Summary
Mrs Midas decides that her husband must move out of the house. She drives him to a caravan, a covered vehicle that is equipped for living in, which they own in the nearby woods. She drives home alone, referring to herself as “the woman who married the fool / who wished for gold” (Lines 52-53). For some period of time, she occasionally visits her husband in the woods. She makes sure to park the car far away and then walk to the caravan.
Analysis
This stanza explores the ironic consequences of Midas’s wish: he wanted gold to pursue riches in society, but he is now forced to live in the wilderness with no belongings. The word caravan has a double meaning; in British English, it is used to convey a trailer or other covered vehicle that can serve as living quarters. However, it more commonly means a group of travelers on a journey together or a group of vehicles traveling in a file. This juxtaposes with Midas’s isolation. Duffy plays on this double meaning by describing the caravan as “a glade of its own”: it is both totally alone and immersed in nature.
The stanza can also be read as a description of the process of Mrs Midas moving on from her husband and establishing her independence. “So he had to move out.” creates a sense of dismissing the past and moving on. It is a blunt, short sentence that is matter-of-fact, reflecting Mrs Midas’s pragmatic acknowledgment of her husband’s wish and its drastic consequences. She visited him “at first,” foreshadowing that she will eventually stop visiting. She also visits at “odd times,” not allowing her husband to disrupt the new schedule of her independent life. The stanza also emphasizes the physical and emotional distance between the husband and wife by noting that she “park[ed] the car a good way off.” This is to prevent Midas from turning the car into gold and stranding Mrs Midas in the woods, but it also symbolically represents the deep emotional distance between them due to Midas’s wish. Midas is now associated with the golden caravan, isolated and stuck in the woods; Mrs Midas is associated with the car, which allows her transportation, mobility, and freedom.

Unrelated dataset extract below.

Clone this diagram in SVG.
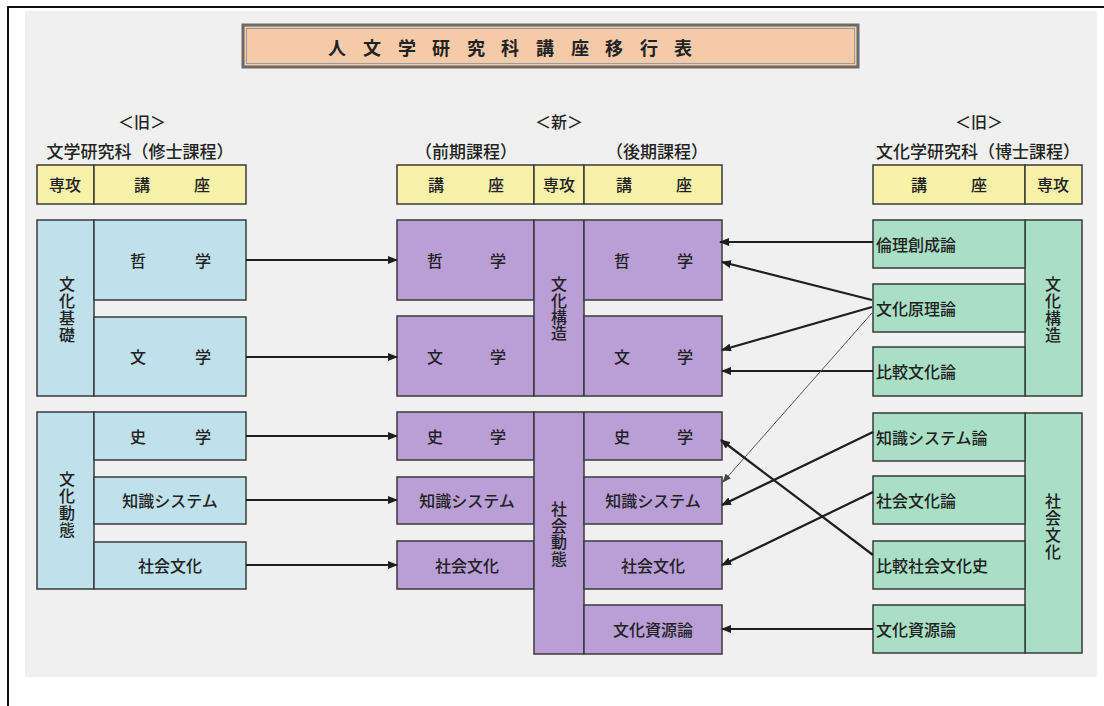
<svg xmlns="http://www.w3.org/2000/svg" width="1104" height="706" viewBox="0 0 1104 706">
<style>
text{font-family:"Noto Sans CJK JP","Noto Sans CJK SC",sans-serif;fill:#222;font-size:16px;font-weight:500;text-anchor:middle;dominant-baseline:central}
.l{text-anchor:start}
.hd{font-size:17px}
.b{stroke:#3a3a3a;stroke-width:1.5}
.blue{fill:#bfe1ec}
.pur{fill:#b99fd6}
.grn{fill:#a8dfc5}
.yel{fill:#f7f1a9}
.c{stroke:#1e1e1e;stroke-width:2.2;fill:none;marker-end:url(#ah)}
.t{stroke:#555;stroke-width:1;fill:none;marker-end:url(#ah2)}
</style>
<defs>
<marker id="ah" markerUnits="userSpaceOnUse" markerWidth="10" markerHeight="8" refX="9" refY="4" orient="auto"><path d="M0,0 L10,4 L0,8 Z" fill="#1e1e1e"/></marker>
<marker id="ah2" markerUnits="userSpaceOnUse" markerWidth="9" markerHeight="7" refX="8" refY="3.5" orient="auto"><path d="M0,0 L9,3.5 L0,7 Z" fill="#444"/></marker>
</defs>
<rect x="0" y="0" width="1104" height="706" fill="#fff"/>
<path d="M8,706 V7 H1104" fill="none" stroke="#111" stroke-width="2"/>
<rect x="25" y="11" width="1072" height="666" fill="#f0f0f0"/>

<g id="title">
<rect x="243" y="25" width="615" height="42" fill="#f5caa8" stroke="#6a6a6a" stroke-width="3"/>
<rect x="246.5" y="28.5" width="608" height="35" fill="none" stroke="#9a9a9a" stroke-width="1"/>
<text style="font-size:18px;font-weight:700" y="47" x="337 354 372 389 407 424 441 458 476 493 510 528 545 562 580 597 614 631 649 666 683">人 文 学 研 究 科 講 座 移 行 表</text>
</g>

<g id="header-left">
<text x="142" y="121">＜旧＞</text>
<text class="hd" x="140" y="150">文学研究科（修士課程）</text>
<rect class="b yel" x="37" y="165" width="57" height="39"/>
<rect class="b yel" x="94" y="165" width="152" height="39"/>
<text x="65" y="184">専攻</text>
<text x="142 172 202" y="184">講 座</text>
</g>

<g id="header-mid">
<text x="559" y="121">＜新＞</text>
<text class="hd" x="466" y="150">（前期課程）</text>
<text class="hd" x="657" y="150">（後期課程）</text>
<rect class="b yel" x="397" y="165" width="137" height="39"/>
<rect class="b yel" x="534" y="165" width="50" height="39"/>
<rect class="b yel" x="584" y="165" width="138" height="39"/>
<text x="436 466 496" y="184">講 座</text>
<text x="559" y="184">専攻</text>
<text x="624 654 684" y="184">講 座</text>
</g>

<g id="header-right">
<text x="979" y="121">＜旧＞</text>
<text class="hd" x="978" y="150">文化学研究科（博士課程）</text>
<rect class="b yel" x="873" y="165" width="152" height="39"/>
<rect class="b yel" x="1025" y="165" width="57" height="39"/>
<text x="919 949 979" y="184">講 座</text>
<text x="1053" y="184">専攻</text>
</g>

<!-- left (old master's) -->
<g id="L-bunka-kiso">
<rect class="b blue" x="37" y="220" width="57" height="176"/>
<text x="67 67 67 67" y="283 300 317 334">文化基礎</text>
</g>
<g id="L-tetsugaku"><rect class="b blue" x="94" y="220" width="152" height="80"/><text x="138 170 203" y="260">哲 学</text></g>
<g id="L-bungaku"><rect class="b blue" x="94" y="317" width="152" height="79"/><text x="138 170 203" y="356">文 学</text></g>
<g id="L-bunka-dotai">
<rect class="b blue" x="37" y="412" width="57" height="177"/>
<text x="67 67 67 67" y="478 495 512 529">文化動態</text>
</g>
<g id="L-shigaku"><rect class="b blue" x="94" y="412" width="152" height="48"/><text x="138 170 203" y="436">史 学</text></g>
<g id="L-chishiki"><rect class="b blue" x="94" y="477" width="152" height="47"/><text x="170" y="500">知識システム</text></g>
<g id="L-shakai"><rect class="b blue" x="94" y="542" width="152" height="47"/><text x="170" y="565">社会文化</text></g>

<!-- middle (new) -->
<g id="M-tetsugaku-1"><rect class="b pur" x="397" y="220" width="137" height="80"/><text x="435 466 498" y="260">哲 学</text></g>
<g id="M-bungaku-1"><rect class="b pur" x="397" y="316" width="137" height="80"/><text x="435 466 498" y="356">文 学</text></g>
<g id="M-bunka-kozo">
<rect class="b pur" x="534" y="220" width="50" height="176"/>
<text x="559 559 559 559" y="283 299.5 316 332">文化構造</text>
</g>
<g id="M-tetsugaku-2"><rect class="b pur" x="584" y="220" width="138" height="80"/><text x="622 653 685" y="260">哲 学</text></g>
<g id="M-bungaku-2"><rect class="b pur" x="584" y="316" width="138" height="80"/><text x="622 653 685" y="356">文 学</text></g>

<g id="M-shigaku-1"><rect class="b pur" x="397" y="412" width="137" height="48"/><text x="435 466 498" y="436">史 学</text></g>
<g id="M-chishiki-1"><rect class="b pur" x="397" y="477" width="137" height="47"/><text x="467" y="500">知識システム</text></g>
<g id="M-shakai-1"><rect class="b pur" x="397" y="541" width="137" height="48"/><text x="467" y="565">社会文化</text></g>
<g id="M-shakai-dotai">
<rect class="b pur" x="534" y="412" width="50" height="242"/>
<text x="559 559 559 559" y="508 525 541 558">社会動態</text>
</g>
<g id="M-shigaku-2"><rect class="b pur" x="584" y="412" width="138" height="48"/><text x="622 653 685" y="436">史 学</text></g>
<g id="M-chishiki-2"><rect class="b pur" x="584" y="477" width="138" height="47"/><text x="653" y="500">知識システム</text></g>
<g id="M-shakai-2"><rect class="b pur" x="584" y="541" width="138" height="48"/><text x="653" y="565">社会文化</text></g>
<g id="M-shigen"><rect class="b pur" x="584" y="605" width="138" height="49"/><text x="653" y="629">文化資源論</text></g>

<!-- right (old doctoral) -->
<g id="R-bunka-kozo">
<rect class="b grn" x="1025" y="220" width="57" height="176"/>
<text x="1053 1053 1053 1053" y="283 300 317 334">文化構造</text>
</g>
<g id="R-rinri"><rect class="b grn" x="873" y="220" width="152" height="48"/><text class="l" x="876" y="244">倫理創成論</text></g>
<g id="R-genri"><rect class="b grn" x="873" y="284" width="152" height="48"/><text class="l" x="876" y="308">文化原理論</text></g>
<g id="R-hikaku"><rect class="b grn" x="873" y="347" width="152" height="49"/><text class="l" x="876" y="371">比較文化論</text></g>
<g id="R-shakai-bunka">
<rect class="b grn" x="1025" y="413" width="57" height="240"/>
<text x="1053 1053 1053 1053" y="500 517 534 551">社会文化</text>
</g>
<g id="R-chishiki"><rect class="b grn" x="873" y="413" width="152" height="48"/><text class="l" x="876" y="437">知識システム論</text></g>
<g id="R-shakai"><rect class="b grn" x="873" y="476" width="152" height="48"/><text class="l" x="876" y="500">社会文化論</text></g>
<g id="R-hikaku-shi"><rect class="b grn" x="873" y="541" width="152" height="48"/><text class="l" x="876" y="565">比較社会文化史</text></g>
<g id="R-shigen"><rect class="b grn" x="873" y="605" width="152" height="48"/><text class="l" x="876" y="629">文化資源論</text></g>

<g id="connectors">
<line class="c" x1="246" y1="260" x2="397" y2="260"/>
<line class="c" x1="246" y1="357" x2="397" y2="357"/>
<line class="c" x1="246" y1="436" x2="397" y2="436"/>
<line class="c" x1="246" y1="500" x2="397" y2="500"/>
<line class="c" x1="246" y1="565" x2="397" y2="565"/>
<line class="c" x1="873" y1="242" x2="720" y2="242"/>
<line class="c" x1="872" y1="300" x2="722" y2="262"/>
<line class="c" x1="872" y1="307" x2="722" y2="350"/>
<line class="c" x1="873" y1="371" x2="722" y2="371"/>
<line class="t" x1="872" y1="313" x2="723" y2="482"/>
<line class="c" x1="873" y1="432" x2="722" y2="505"/>
<line class="c" x1="873" y1="492" x2="722" y2="565"/>
<line class="c" x1="873" y1="555" x2="721" y2="440"/>
<line class="c" x1="873" y1="629" x2="722" y2="629"/>
</g>
</svg>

However, Mrs Midas describes herself in the middle of the stanza in terms of her husband, speaking of herself in the third person as “the woman who married the fool / who wished for gold.” She herself feels a connection to her husband’s mistake and shame over her decisions. The remainder of the stanza, and of the poem, represents breaking away from her past life. This description of herself as “the woman who married the fool” is something that she works both to emotionally process and to overcome. Therefore, despite defining herself in terms of her relationship, the line is only one point in a stanza that is entirely focused on Mrs Midas’s perspective and sheds new light on the myth by thoroughly describing the consequences of Midas’s wish from his wife’s perspective, which is lacking in the original story.